Walking in the front door of our house, I had to drag my carry-on up the front steps and through the threshold with two hands due to my lack of energy. When we got inside I think we were all hit with the potency. The strong, delicious stench of “home”. After ten days we could appreciate the smell of our life, of our family. It always hits me in the face when I return from trips, because I forget to brace myself for it. I forget to remind myself it will be there waiting to slam me back to reality and away from wherever I had been. Our home always smells of new house and a summer cottage. It is a warm and comforting smell.
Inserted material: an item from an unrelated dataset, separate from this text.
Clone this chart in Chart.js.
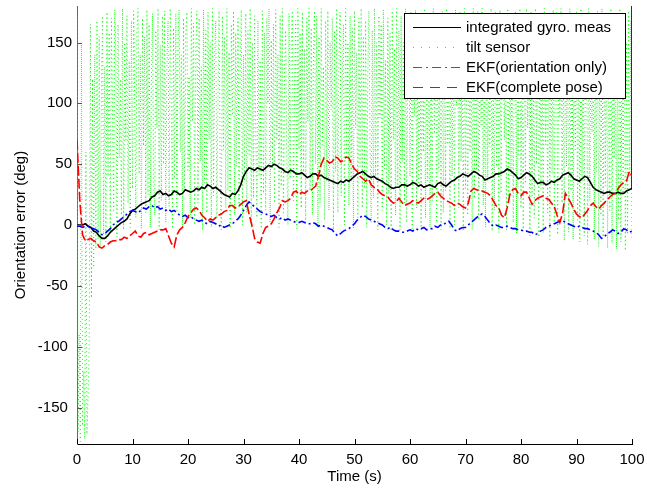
<!DOCTYPE html>
<html>
<head>
<meta charset="utf-8">
<script src="https://cdn.jsdelivr.net/npm/chart.js@4.4.0/dist/chart.umd.min.js"></script>
<style>
  html, body { margin: 0; padding: 0; background: #fff; }
  #wrap { width: 647px; height: 491px; }
</style>
</head>
<body>
<div id="wrap"><canvas id="orientChart" width="647" height="491"></canvas></div>
<script>
// Оси и подписи делений
const xTicks = [0, 10, 20, 30, 40, 50, 60, 70, 80, 90, 100];
const yTicks = [-150, -100, -50, 0, 50, 100, 150];
const xRange = [0, 100];
const yRange = [-180, 180];

// Отфильтрованные оценки: два отсчёта в секунду, t = 0..100 с

// Интегрированный гироскоп (град)
const gyroMeas = [
   0,   0,   0,   1,  -1,  -2,  -5,  -6,  -9, -11,
 -11,  -9,  -6,  -4,  -2,   0,   2,   3,   5,   9,
  12,  13,  15,  17,  18,  19,  20,  23,  24,  27,
  28,  25,  26,  24,  25,  28,  27,  25,  26,  29,
  28,  27,  28,  30,  29,  31,  30,  33,  32,  30,
  31,  29,  27,  25,  24,  23,  26,  25,  28,  33,
  40,  44,  47,  46,  45,  47,  46,  45,  47,  49,
  48,  50,  49,  47,  46,  44,  43,  45,  44,  42,
  42,  43,  41,  39,  40,  42,  42,  40,  41,  39,
  38,  37,  36,  35,  34,  36,  35,  37,  36,  38,
  40,  42,  43,  44,  42,  40,  39,  40,  38,  37,
  36,  34,  33,  31,  30,  31,  31,  33,  33,  32,
  33,  35,  34,  32,  33,  31,  32,  33,  32,  31,
  34,  35,  33,  32,  34,  36,  37,  39,  40,  42,
  41,  40,  42,  44,  43,  41,  40,  37,  38,  39,
  40,  42,  42,  43,  44,  46,  45,  43,  41,  38,
  39,  41,  43,  42,  40,  37,  34,  35,  35,  33,
  34,  36,  35,  37,  38,  41,  42,  43,  41,  38,
  37,  36,  38,  40,  39,  35,  31,  29,  28,  27,
  26,  27,  27,  26,  26,  27,  26,  26,  28,  29,
  30
];
// последний отсчёт гироскопа уходит за +180 (перенос угла)
const gyroWrapEnd = 180;

// EKF, только ориентация (град)
const ekfOrientation = [
  -1,  -1,  -2,  -1,  -1,  -2,  -3,  -4,  -6,  -8,
  -7,  -5,  -3,   0,   2,   3,   5,   7,   9,  11,
  12,  11,  10,  12,  14,  13,  15,  16,  14,  15,
  13,  14,  12,  13,  11,  12,  10,   8,   7,   8,
   6,   7,   5,   4,   3,   4,   2,   1,   3,   2,
   1,  -1,   0,  -2,  -1,   0,   1,   3,   5,   8,
  12,  16,  19,  17,  15,  13,  11,  10,   9,   8,
   7,   8,   6,   5,   6,   4,   5,   4,   3,   2,
   2,   3,   2,   1,   1,   2,   1,  -1,   0,  -1,
  -2,  -3,  -4,  -7,  -9,  -7,  -5,  -4,  -3,  -1,
   1,   4,   6,   8,   7,   5,   4,   3,   2,   1,
   0,  -2,  -3,  -2,  -4,  -5,  -5,  -6,  -6,  -5,
  -4,  -5,  -3,  -4,  -3,  -2,  -4,  -3,  -3,  -1,
  -2,   0,   0,   2,   3,   0,  -4,  -5,  -3,  -2,
  -2,   0,   2,   4,   6,   8,   9,   7,   4,   1,
  -1,   0,  -1,  -2,  -2,  -1,  -2,  -3,  -3,  -4,
  -4,  -5,  -5,  -6,  -6,  -8,  -7,  -5,  -4,  -2,
  -1,   0,   1,   2,   3,   4,   2,   1,   0,  -1,
  -2,  -1,  -2,  -3,  -3,  -4,  -5,  -6,  -8, -11,
 -10,  -7,  -6,  -4,  -5,  -7,  -6,  -3,  -4,  -6,
  -5
];

// EKF, полная поза (град)
const ekfPose = [
  70,  20,  -8, -13, -12, -11, -13, -14, -18, -19,
 -17, -16, -14, -13, -13, -12, -12, -10, -11,  -9,
  -7,  -5,  -9, -10,  -7,  -6,  -8,  -7,  -6,  -5,
  -4,  -4,  -3,  -9, -15, -18,  -8,  -4,  -2,   2,
   7,  10,  13,  14,  12,   8,   6,   3,   5,   4,
   6,   8,   9,  11,  12,  16,  16,  14,  15,  17,
  19,  20,   9,   0, -11, -14, -15,  -7,  -2,  -1,
   1,   5,  10,  14,  20,  19,  20,  22,  27,  28,
  25,  27,  26,  28,  28,  30,  32,  40,  50,  55,
  53,  51,  52,  56,  55,  52,  53,  56,  55,  50,
  46,  44,  40,  38,  36,  38,  33,  31,  30,  27,
  25,  24,  23,  20,  18,  19,  22,  19,  16,  17,
  18,  20,  19,  18,  20,  22,  21,  22,  24,  26,
  27,  24,  22,  20,  19,  18,  16,  18,  17,  15,
  14,  18,  28,  30,  29,  28,  28,  27,  26,  24,
  20,  16,  14,   8,   6,  14,  25,  29,  30,  26,
  24,  27,  27,  22,  17,  20,  22,  23,  24,  22,
  21,  18,  15,   8,   2,  10,  26,  22,  18,  13,
   9,   7,   6,   9,  12,  16,  18,  15,  13,  16,
  18,  21,  23,  25,  26,  30,  33,  35,  36,  44,
  40
];

// Датчик наклона, 5 отсчётов в секунду (град)
const tiltSensor = [
  172, -170, -90, -178, 150,   -165, -120, -176, 60, -172,
  -140, -100, 165, -60, 120,   -35, 140, -20, 168, -12,
  155, -18, 110, 172, -8,      130, -14, 175, 40, 158,
  -6, 170, 92, 12, 177,        145, -10, 165, 55, 120,
  8, 178, -4, 150, 70,         172, 18, 135, -2, 168,
  30, 176, 100, 6, 160,        178, 42, 140, -3, 170,
  65, 155, 10, 177, 25,        165, -2, 118, 174, 35,
  8, 160, 80, 178, -4,         148, 20, 172, 50, 176,
  2, 130, 168, 15, 178,        95, -3, 162, 38, 174,
  12, 150, 177, 60, 140,       -2, 170, 28, 158, 175,
  45, 122, 6, 178, 85,         166, 0, 145, 176, 18,
  170, 52, 130, -4, 177,       35, 160, 10, 175, 70,
  150, -2, 178, 24, 138,       168, 5, 110, 176, 40,
  -4, 172, 62, 155, 14,        178, 28, 142, -3, 165,
  90, 176, 8, 158, 48,         170, 15, 125, 177, 0,
  140, 36, 174, 10, 160,       58, 178, -2, 150, 22,
  172, 80, 6, 168, 40,         135, -3, 176, 26, 158,
  12, 170, 100, 178, 2,        152, 46, 165, 18, 177,
  70, 140, -2, 172, 32,        178, 10, 128, 160, 55,
  0, 174, 38, 150, 176,        20, 115, 168, -3, 178,
  62, 158, 14, 175, 40,        145, 2, 170, 85, 178,
  28, 162, 8, 140, 176,        50, 172, -2, 155, 18,
  178, 66, 130, 4, 168,        36, 176, 12, 150, 95,
  170, -4, 160, 44, 178,       10, 138, 175, 24, 120,
  165, 0, 178, 58, 150,        16, 172, 35, 162, -3,
  176, 80, 142, 6, 170,        48, 178, 14, 155, 30,
  168, -2, 125, 176, 64,       2, 160, 22, 178, 40,
  150, -4, 172, 88, 165,       12, 177, 46, 135, 0,
  170, 26, 158, -5, 176,       70, 145, 8, 178, 32,
  160, -4, 172, 52, 150,       18, 178, 2, 128, 168,
  40, 175, -3, 160, 90,        177, 14, 148, 30, 170,
  -4, 162, 60, 178, 6,         140, 36, 175, -2, 155,
  20, 178, 75, 165, 2,         172, 44, 130, -4, 176,
  10, 158, 28, 178, 66,        150, -3, 170, 40, 160,
  0, 177, 98, 145, 14,         175, 52, 165, -5, 178,
  30, 138, 8, 172, 60,         160, -4, 178, 22, 150,
  45, 176, 4, 165, 82,         178, 16, 140, -2, 170,
  36, 158, 64, 178, -5,        148, 12, 175, 48, 160,
  -6, 177, 26, 132, 170,       70, 165, -4, 178, 18,
  155, 40, 172, 2, 145,        176, -7, 160, 58, 178,
  14, 150, -5, 170, 34,        178, 80, 162, -9, 175,
  24, 140, 6, 178, 50,         165, -10, 172, 30, 155,
  -6, 178, 66, 148, 10,        170, -12, 160, 42, 177,
  2, 135, 176, -8, 165,        88, 178, 18, 150, -13,
  172, 48, 160, -6, 178,       28, 145, -12, 170, 62,
  176, 4, 158, -14, 178,       36, 165, -9, 140, 172,
  -16, 178, 20, 155, 76,       170, -12, 162, 44, 176,
  -18, 150, 8, 178, -10,       160, 32, 172, -19, 145,
  12, 178, -15, 165, 55,       174, -20, 138, 4, 178,
  -14, 160, 26, 170, -21,      150, -8, 176, 40, 168,
  -12
];

const seriesNames = [
  'integrated gyro. meas',
  'tilt sensor',
  'EKF(orientation only)',
  'EKF(complete pose)'
];

const FONT = "'Liberation Sans', Arial, Helvetica, sans-serif";
Chart.defaults.font.family = FONT;
Chart.defaults.font.size = 15;
Chart.defaults.color = '#000';

// отсчёты равномерно по интервалу времени -> точки {x, y}
function toPoints(values) {
  const step = (xRange[1] - xRange[0]) / (values.length - 1);
  return values.map((v, i) => ({ x: xRange[0] + i * step, y: v }));
}

const gyroPoints = toPoints(gyroMeas);
gyroPoints.push({ x: xRange[1], y: gyroWrapEnd });

// засечки делений внутрь области графика, как в MATLAB
const inwardTicks = {
  id: 'inwardTicks',
  afterDatasetsDraw(chart) {
    const { ctx, chartArea: area, scales: { x, y } } = chart;
    ctx.save();
    ctx.lineWidth = 1;
    ctx.strokeStyle = '#000';
    ctx.beginPath();
    x.ticks.forEach(tk => {
      const px = Math.round(x.getPixelForValue(tk.value)) + 0.5;
      ctx.moveTo(px, area.bottom);
      ctx.lineTo(px, area.bottom - 5);
    });
    ctx.stroke();
    ctx.strokeStyle = '#555';
    ctx.beginPath();
    y.ticks.forEach(tk => {
      const py = Math.round(y.getPixelForValue(tk.value)) + 0.5;
      ctx.moveTo(area.left, py);
      ctx.lineTo(area.left + 5, py);
    });
    ctx.stroke();
    ctx.restore();
  }
};

// легенда в рамке в правом верхнем углу
const boxedLegend = {
  id: 'boxedLegend',
  afterDraw(chart) {
    const { ctx } = chart;
    const box = { left: 404.5, top: 13.5, width: 221, height: 85 };
    const rows = [27, 47, 67, 87];
    const styles = [
      { color: '#000', dash: [] },
      { color: 'rgb(60,230,60)', dash: [1, 7] },
      { color: 'rgb(70,70,255)', dash: [9, 4, 2, 4] },
      { color: 'rgb(255,0,0)', dash: [10, 7] }
    ];
    ctx.save();
    ctx.fillStyle = '#fff';
    ctx.fillRect(box.left, box.top, box.width, box.height);
    ctx.strokeStyle = '#000';
    ctx.lineWidth = 1;
    ctx.setLineDash([]);
    ctx.strokeRect(box.left, box.top, box.width, box.height);

    ctx.font = '15px ' + FONT;
    ctx.textBaseline = 'middle';
    ctx.textAlign = 'left';
    seriesNames.forEach((name, i) => {
      const y = rows[i] + 0.5;
      ctx.strokeStyle = styles[i].color;
      ctx.lineWidth = i === 1 ? 1.2 : 1;
      ctx.setLineDash(styles[i].dash);
      ctx.beginPath();
      ctx.moveTo(413, y);
      ctx.lineTo(461, y);
      ctx.stroke();
      ctx.fillStyle = '#000';
      ctx.fillText(name, 466, rows[i] + 1);
    });
    ctx.restore();
  }
};

new Chart('orientChart', {
  type: 'line',
  data: {
    datasets: [
      {
        label: seriesNames[3],
        data: toPoints(ekfPose),
        borderColor: 'rgb(255,0,0)',
        borderWidth: 1.6,
        borderDash: [10, 3],
        order: 0
      },
      {
        label: seriesNames[2],
        data: toPoints(ekfOrientation),
        borderColor: 'rgb(0,0,255)',
        borderWidth: 1.6,
        borderDash: [8, 3, 2, 3],
        order: 1
      },
      {
        label: seriesNames[0],
        data: gyroPoints,
        borderColor: '#000',
        borderWidth: 1.6,
        order: 2
      },
      {
        label: seriesNames[1],
        data: toPoints(tiltSensor),
        borderColor: 'rgb(0,255,0)',
        borderWidth: 1,
        borderDash: [1, 3],
        order: 3
      }
    ]
  },
  options: {
    responsive: false,
    animation: false,
    devicePixelRatio: 1,
    layout: { padding: { top: 6, right: 15, bottom: 0, left: 0 } },
    elements: {
      point: { radius: 0 },
      line: { tension: 0, fill: false }
    },
    plugins: {
      legend: { display: false },
      tooltip: { enabled: false }
    },
    scales: {
      x: {
        type: 'linear',
        min: xRange[0],
        max: xRange[1],
        afterBuildTicks: s => { s.ticks = xTicks.map(v => ({ value: v })); },
        afterFit: s => {
          s.height = 47;
          s.paddingLeft = 0;
          s.paddingRight = 0;
        },
        ticks: { autoSkip: false, maxRotation: 0, padding: 7, color: '#000' },
        grid: { display: false, drawTicks: false },
        border: { display: true, color: '#000', width: 1 },
        title: { display: true, text: 'Time (s)', color: '#000', padding: { top: 0, bottom: 5 } }
      },
      y: {
        type: 'linear',
        min: yRange[0],
        max: yRange[1],
        afterBuildTicks: s => { s.ticks = yTicks.map(v => ({ value: v })); },
        afterFit: s => {
          s.width = 77;
          s.paddingTop = 0;
          s.paddingBottom = 0;
        },
        ticks: {
          autoSkip: false,
          padding: 5,
          color: '#000',
          callback: v => (v < 0 ? v + ' ' : String(v))
        },
        grid: { display: false, drawTicks: false },
        border: { display: true, color: '#666', width: 1 },
        title: { display: true, text: 'Orientation error (deg)', color: '#000', padding: { top: 12, bottom: 0 } }
      }
    }
  },
  plugins: [inwardTicks, boxedLegend]
});
</script>
</body>
</html>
It makes me smile and my eyes sting with the slightest pull of moisture. I don’t cry, but I’m struck by what I had forgotten to love. After unpacking I realized I was famished, because the salad I got at the O’Hare airport [which cost $10 for a bowl of mostly lettuce and a few toppings] was long gone and my stomach was growling and turning in on itself. Excitement coursed through me as I pulled a jar of my favorite peanut butter [the kind that has to be kept in the refrigerator so that the oil and peanut butter don’t separate] from the pantry and a the box of Go Lean! Crunch granola cereal. The only thing missing from our otherwise empty refrigerator was Dannon Oikos Greek Yogurt. I’m vegetarian and tend to love and crave some strange foods that one can’t really find on vacation. I realized that all natural Kroger peanut butter was perhaps what I missed most about home. The simplicity of it brought a bubble of laughter to my chest.
“What is that smell?! Mom, why does it smell so different?!” Teddy and Grace ask just as their feet touch the foyer of the house.
“It’s the smell of our home! You just can’t smell it when you’re here all the time,” My mother laughs as she replies.
The smell of home used to disturb me when I was their age. I returned to our old suburban home back then. It was larger, older, and in an entirely separate neighborhood, but it smelled exactly the same. The smell was most potent after trips longer than three days. It jolted me back to this world and made the house hollow and strange. I would breathe it in and out, all through the night we got back. It’s scent would push me back to the place we had come from and I longed to escape back to it. But I was forced to view it as a face in the airport, familiar but then quickly made a stranger again. The place became a type of cloud nine which no longer existed if I could not see it or sit on it.
If I could not be sure that the tides were still pulled in and out by the moon, then perhaps I had never even been there at all.